The AI Hype Tax: How Overpromising Hurts Real Business Results
• 2 min readI recently spoke with a tech leader at a major company who shared something that's been bothering me. Despite being sharp technically, he'd been swept up by AI vendor promises that sounded too good to be true – because they were.
It got me thinking about accountability in how we sell emerging technology. Let me paint you two pictures:
**The Banker**: David, a financial advisor, promised clients "15-20% guaranteed returns" on his investment product. When portfolios crashed 30%, regulators destroyed him – fines, license revoked, career over. The press called him a greedy fraudster.
**The AI CEO**: Meanwhile, tech leaders routinely promise AI will "replace entire workforces within months" or "achieve human-level reasoning by next year." When chatbots hallucinate in court filings or autonomous systems cause accidents, they raise billions more, grace magazine covers, and advise world leaders as celebrated visionaries.
Same overselling, opposite consequences.
Here's the thing: I'm very positive on AI. I see the real value it creates at the companies I advise, in my own work where AI is a force multiplier, and in AI-first companies like Cursor hitting \$200M revenue (ARR) with just 20 employees. People who understand how to actually use the technology benefit hugely – while others get lost chasing overpromised solutions. But watching brilliant tech leaders make multimillion-dollar decisions based on vendor hype instead of realistic capabilities? We're missing out on AI's true potential.
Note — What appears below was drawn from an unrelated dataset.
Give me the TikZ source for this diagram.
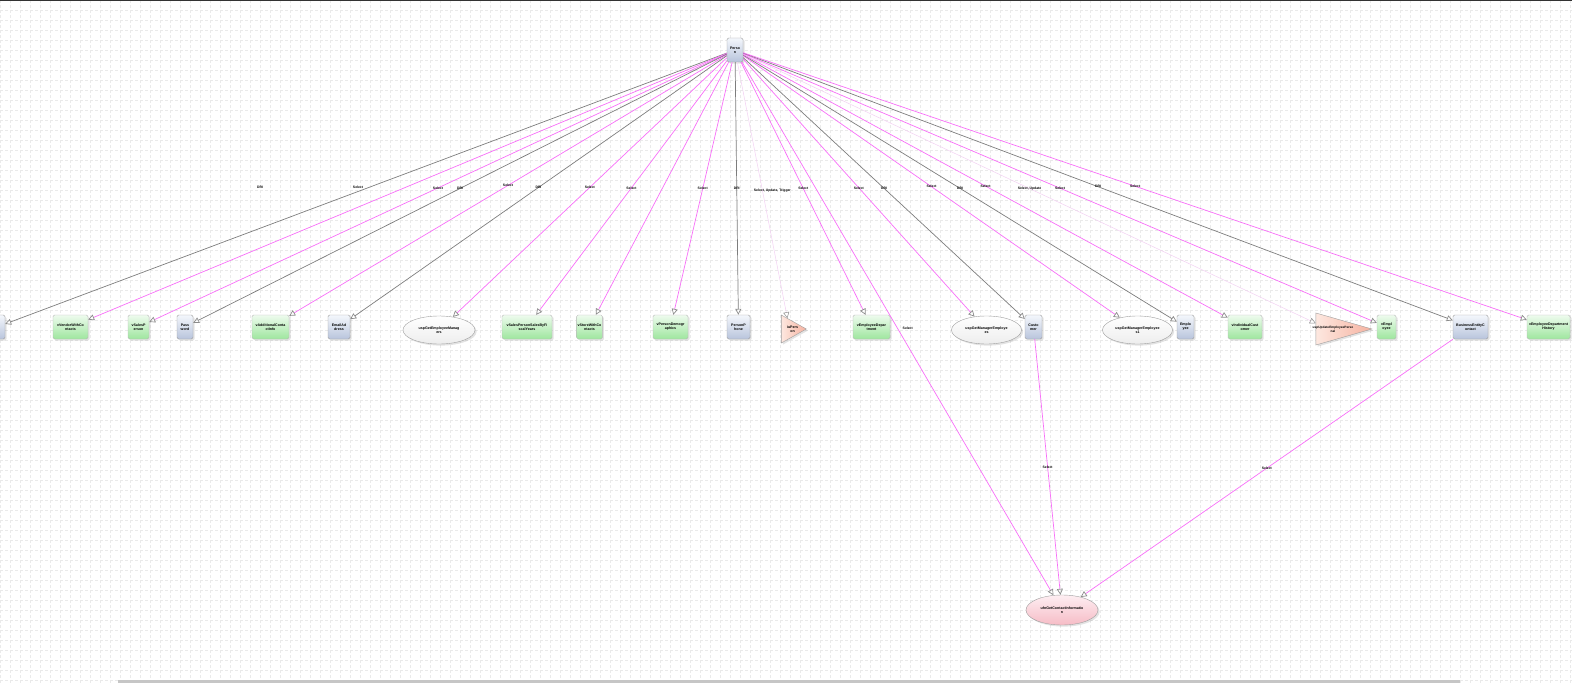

And that hurts.
The companies succeeding with AI aren't chasing moonshots – they're identifying specific use cases, setting realistic expectations, and measuring actual ROI. They're the ones seeing transformational results.
The AI revolution is real, but it happens through solving actual business problems with realistic expectations – not through hype cycles that burn trust. Let's focus on the genuine value AI delivers today while being honest about current limitations. That's how we build sustainable adoption, lasting success, and an industry we can all be proud of.
The technology is remarkable enough without the snake oil sales tactics.